さらに、これから早急に修正をして正しい給与明細を渡すこと、支給額に変動がある場合その分をどうするのかについて説明します。
このようなことは従業員にとっては他人のミスのせいで面倒なことになったと感じるものですから、それを理解して早く最優先で取り組みます。
2 速やかに修正する
給与明細で間違いをしてしまった、と思うと明細を作成した立場では、たいへん焦り緊張するのは、通常のまじめさを持つ人なら当然のことです。しかし、焦ってさらに間違いをしたのでは、従業員からの信頼はさらに薄れます。すでに従業員には通知して真摯に謝罪しているのですから、焦らず落ち着いて確認をしながら修正しましょう。
3 正しい明細書を渡す
もう間違いがないと確認できたら従業員に新たに明細書を渡します。この際、「ここの間違いはこう直しました」と従業員といっしょに明細書を確認するのもよいでしょう。

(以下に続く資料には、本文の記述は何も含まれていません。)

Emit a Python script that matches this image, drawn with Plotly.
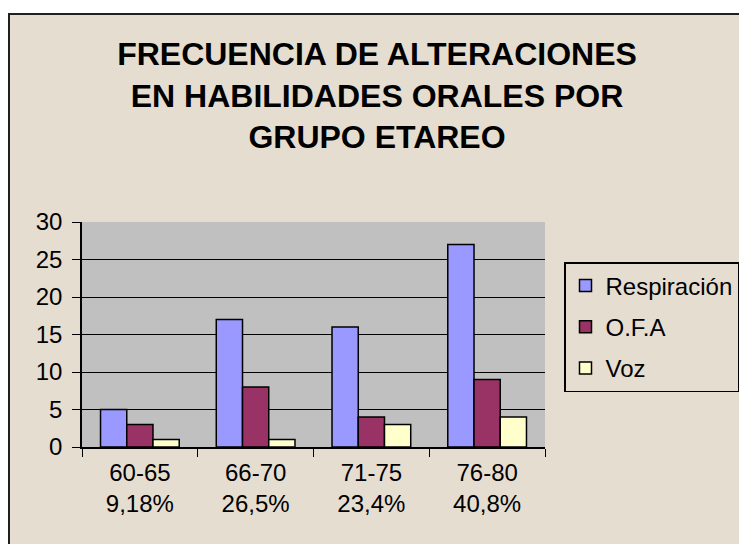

(3) 間違いで不足した支給額を、翌月の給与で調整してはいけない!
さて、給与明細書を直せば終わり、ということで済むのは支給額に変動がない場合です。しかし、そのような個所は間違いが起こりにくいもので、給与明細書に間違いあれば途中の計算もかわり、支給額に変動が起こるのがふつうです。
その結果、給与を多く払いすぎてしまった、給与が足りなかった、という場合どのように対応すれば良いでしょうか。
1 給与を少なく払ってしまった場合
結論から言えば、支給額を間違って少なく支給してしまった場合、不足額を翌月の給与で調整してはいけません。従業員は会社のミスのせいで少ない給与でひと月我慢する義務はありません。それがたとえ少額であったとしてもです。これは常識で考えればわかることですが、実は「賃金支払いの5原則」のうちの3つめ、「全額払いの原則」に違反しています。文字通り、給与は全額払わなければならない、という原則です。
具体的には、不足分を現金で支給し領収証を貰えばよいでしょう。もちろん即時に可能でしたら振り込みでも構いませんが記帳して翌営業日になってしまうことのないように、あくまで即時に受け取ることができる場合にするべきです。
2 給与を多く払ってしまった場合
現金で返してもらうことができますが、従業員に面倒をかけることにもなります。
これについては上記の原則に違反しませんので、翌月の給与で調整することも可能です。(ただし額が大きいときはすぐに回収する方がよいでしょう。)翌月の明細書に盛り込んで多く払いすぎた分を差し引きます。これについては、はじめに従業員に通知する際にそのように説明し同意してもらいましょう。何も言わずに翌月勝手に間違い分を差し引く、ということのないようにきちんと説明して信頼回復に努めます。
(4) 大切なことは間違いを繰り返さないこと
間違いは人である以上する可能性があります。大切なのはミスを繰り返さないことです。手計算を自動計算に変えたり、勤怠管理を便利にしたり、工夫をすることで間違いを予防することが大切です。